Nobel Peace Prize goes to Japan’s anti-nuke movement

12 Oct 2024

This year’s Nobel Price for Peace has been awarded to the Japanese organisation Nihon Hidankyo - a mass movement of atomic bomb survivors from Hiroshima and Nagasaki. 

Nihon Hidankyo, also known as Hibakusha, has been awarded the Peace Prize for its efforts to achieve a world free of nuclear weapons and for making people and governments aware of the dangers posed by atomic weapons through testimony by witnesses to America’s 1945 nuking of the two Japanese cities.

The movement has succeeded in raising the awareness about the catastrophic consequences of the use of atomic weapons and building up global resistance to the nuclear bomb.

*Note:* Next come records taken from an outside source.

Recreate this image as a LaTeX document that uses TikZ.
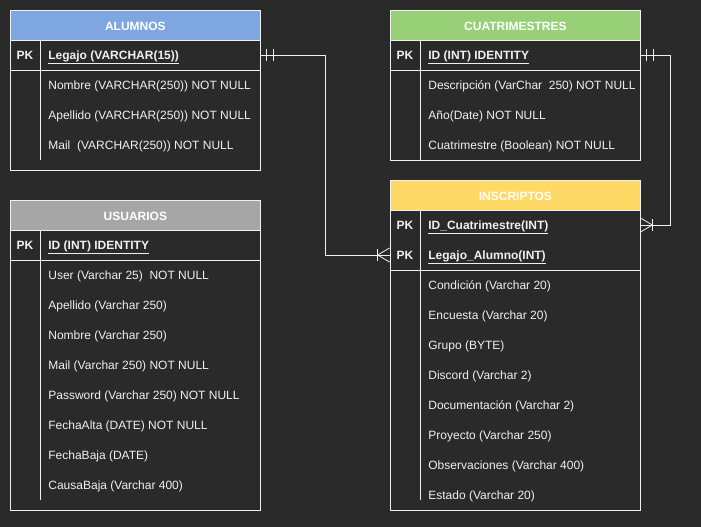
\documentclass[tikz,border=0pt]{standalone}
\usepackage{fontspec}
\setmainfont{Liberation Sans}
\definecolor{bg}{HTML}{2A2A2A}
\definecolor{linec}{HTML}{F0F0F0}
\definecolor{txt}{HTML}{F0F0F0}
\definecolor{hblue}{HTML}{7EA6E0}
\definecolor{hgreen}{HTML}{97D077}
\definecolor{hgray}{HTML}{A6A6A6}
\definecolor{hyellow}{HTML}{FFD966}
\newcommand\myfs{\fontsize{12}{14}\selectfont}
\tikzset{
  hdr/.style={draw=linec, fill=#1, minimum width=250, minimum height=30, anchor=north west, inner sep=0, text height=9.5pt, text depth=0pt, font=\myfs\bfseries, text=white},
  tbox/.style={draw=linec, line width=0.8pt},
  fld/.style={anchor=base west, inner sep=0, text=txt, font=\myfs, yshift=-4.3pt},
  keyf/.style={fld, font=\myfs\bfseries},
  pklab/.style={anchor=base, inner sep=0, text=txt, font=\myfs\bfseries, yshift=-4.3pt},
  rowbox/.style={minimum width=250, minimum height=30, inner sep=0},
  conn/.style={draw=linec, line width=0.8pt},
}
\begin{document}
\begin{tikzpicture}[x=1pt,y=-1pt,line width=0.8pt,font=\myfs]
\fill[bg] (0,0) rectangle (701,527);
\useasboundingbox (0,0) rectangle (701,527);

% ALUMNOS
\draw[tbox] (10,40) rectangle (260,170);
\node[hdr=hblue] (alh) at (10,10) {ALUMNOS};
\draw[tbox] (10,70) -- (260,70);
\draw[tbox] (40,40) -- (40,160);
\node[rowbox] (alk) at (135,55) {};
\node[pklab] (alpk) at (25,55) {PK};
\node[keyf] (al1) at (48,55) {\underline{Legajo (VARCHAR(15))}};
\node[fld] (al2) at (48,85) {Nombre (VARCHAR(250)) NOT NULL};
\node[fld] (al3) at (48,115) {Apellido (VARCHAR(250)) NOT NULL};
\node[fld] (al4) at (48,145) {Mail\ \ (VARCHAR(250)) NOT NULL};

% CUATRIMESTRES
\draw[tbox] (390,40) rectangle (640,160);
\node[hdr=hgreen] (cuh) at (390,10) {CUATRIMESTRES};
\draw[tbox] (390,70) -- (640,70);
\draw[tbox] (420,40) -- (420,160);
\node[rowbox] (cuk) at (515,55) {};
\node[pklab] (cupk) at (405,55) {PK};
\node[keyf] (cu1) at (428,55) {\underline{ID (INT) IDENTITY}};
\node[fld] (cu2) at (428,85) {Descripción (VarChar\ \ 250) NOT NULL};
\node[fld] (cu3) at (428,115) {Año(Date) NOT NULL};
\node[fld] (cu4) at (428,145) {Cuatrimestre (Boolean) NOT NULL};

% USUARIOS
\draw[tbox] (10,230) rectangle (260,510);
\node[hdr=hgray] (ush) at (10,200) {USUARIOS};
\draw[tbox] (10,260) -- (260,260);
\draw[tbox] (40,230) -- (40,500);
\node[pklab] (uspk) at (25,245) {PK};
\node[keyf] (us1) at (48,245) {\underline{ID (INT) IDENTITY}};
\node[fld] (us2) at (48,275) {User (Varchar 25)\ \ NOT NULL};
\node[fld] (us3) at (48,305) {Apellido (Varchar 250)};
\node[fld] (us4) at (48,335) {Nombre (Varchar 250)};
\node[fld] (us5) at (48,365) {Mail (Varchar 250) NOT NULL};
\node[fld] (us6) at (48,395) {Password (Varchar 250) NOT NULL};
\node[fld] (us7) at (48,425) {FechaAlta (DATE) NOT NULL};
\node[fld] (us8) at (48,455) {FechaBaja (DATE)};
\node[fld] (us9) at (48,485) {CausaBaja (Varchar 400)};

% INSCRIPTOS
\draw[tbox] (390,210) rectangle (640,510);
\node[hdr=hyellow] (inh) at (390,180) {INSCRIPTOS};
\draw[tbox] (390,270) -- (640,270);
\draw[tbox] (420,210) -- (420,500);
\node[rowbox] (ina) at (515,225) {};
\node[rowbox] (inb) at (515,255) {};
\node[pklab] (inpk1) at (405,225) {PK};
\node[pklab] (inpk2) at (405,255) {PK};
\node[keyf] (in1) at (428,225) {\underline{ID\_Cuatrimestre(INT)}};
\node[keyf] (in2) at (428,255) {\underline{Legajo\_Alumno(INT)}};
\node[fld] (in3) at (428,285) {Condición (Varchar 20)};
\node[fld] (in4) at (428,315) {Encuesta (Varchar 20)};
\node[fld] (in5) at (428,345) {Grupo (BYTE)};
\node[fld] (in6) at (428,375) {Discord (Varchar 2)};
\node[fld] (in7) at (428,405) {Documentación (Varchar 2)};
\node[fld] (in8) at (428,435) {Proyecto (Varchar 250)};
\node[fld] (in9) at (428,465) {Observaciones (Varchar 400)};
\node[fld] (in10) at (428,495) {Estado (Varchar 20)};

% Connector ALUMNOS -> INSCRIPTOS
\draw[conn] (alk.east) -- ++(65,0) |- (inb.west);
\draw[conn] ([xshift=6pt]alk.east) ++(0,-6) -- ++(0,12);
\draw[conn] ([xshift=13pt]alk.east) ++(0,-6) -- ++(0,12);
\draw[conn] ([xshift=-12pt]inb.west) ++(0,-6) -- ++(0,12);
\draw[conn] ([yshift=7pt]inb.west) -- ([xshift=-12pt]inb.west) -- ([yshift=-7pt]inb.west);

% Connector CUATRIMESTRES -> INSCRIPTOS
\draw[conn] (cuk.east) -- ++(30,0) |- (ina.east);
\draw[conn] ([xshift=6pt]cuk.east) ++(0,-6) -- ++(0,12);
\draw[conn] ([xshift=13pt]cuk.east) ++(0,-6) -- ++(0,12);
\draw[conn] ([xshift=12pt]ina.east) ++(0,-6) -- ++(0,12);
\draw[conn] ([yshift=7pt]ina.east) -- ([xshift=12pt]ina.east) -- ([yshift=-7pt]ina.east);
\end{tikzpicture}
\end{document}
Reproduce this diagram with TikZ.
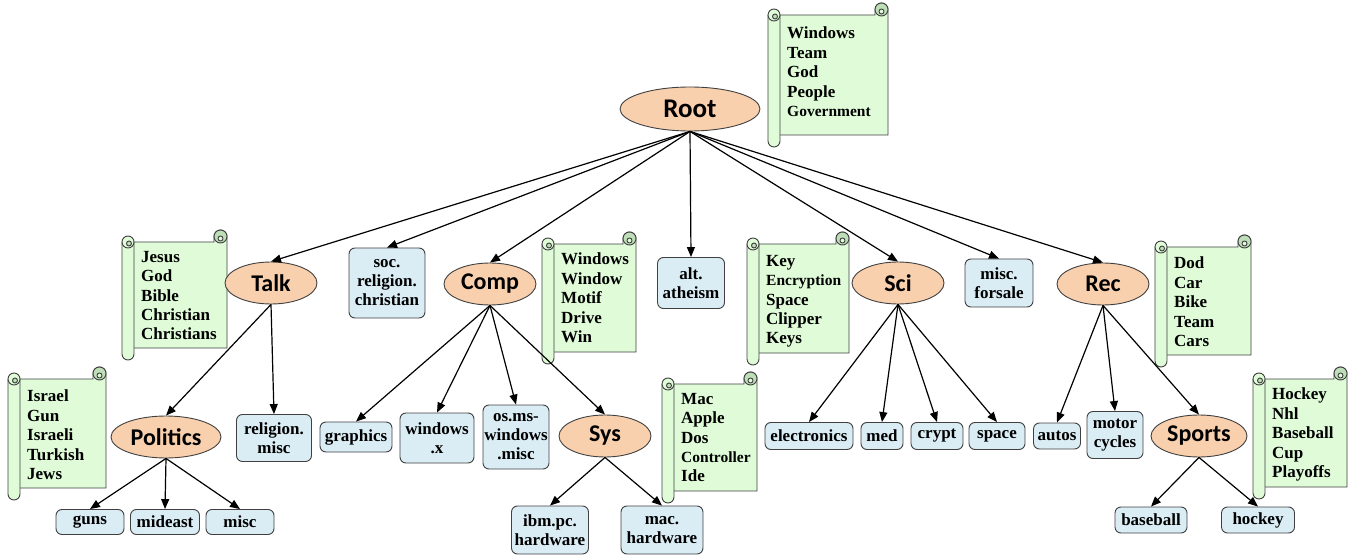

The testimony of the survivors of Hiroshima and Nagasaki has helped to generate and consolidate the widespread opposition to nuclear weapons on a larger scale.

The survivors of Hiroshima and Nagasaki used first hand personal experiences as well as eye witness accounts to run educational campaigns to convey the indescribable pin and suffering caused by nuclear weapons.

While acknowledging the `nuclear taboo’ that Hibakusha and other like them have helped to build against the use of atomic weapons, the Norwegian Nobel Committee said the resistance movement has, at least in part, helped to ensure that it has not been used ever since 1945.

The timing of the award is significant as it comes at a time when the world is on the brink of such a catastrophe.

Eighty years ago, The nuclear weapons are manifold stronger and have far greater destructive power,. These are also being constantly upgraded so that one nuclear weapon may be enough to wipe out an entire nation, says the Nobel Prize Committee.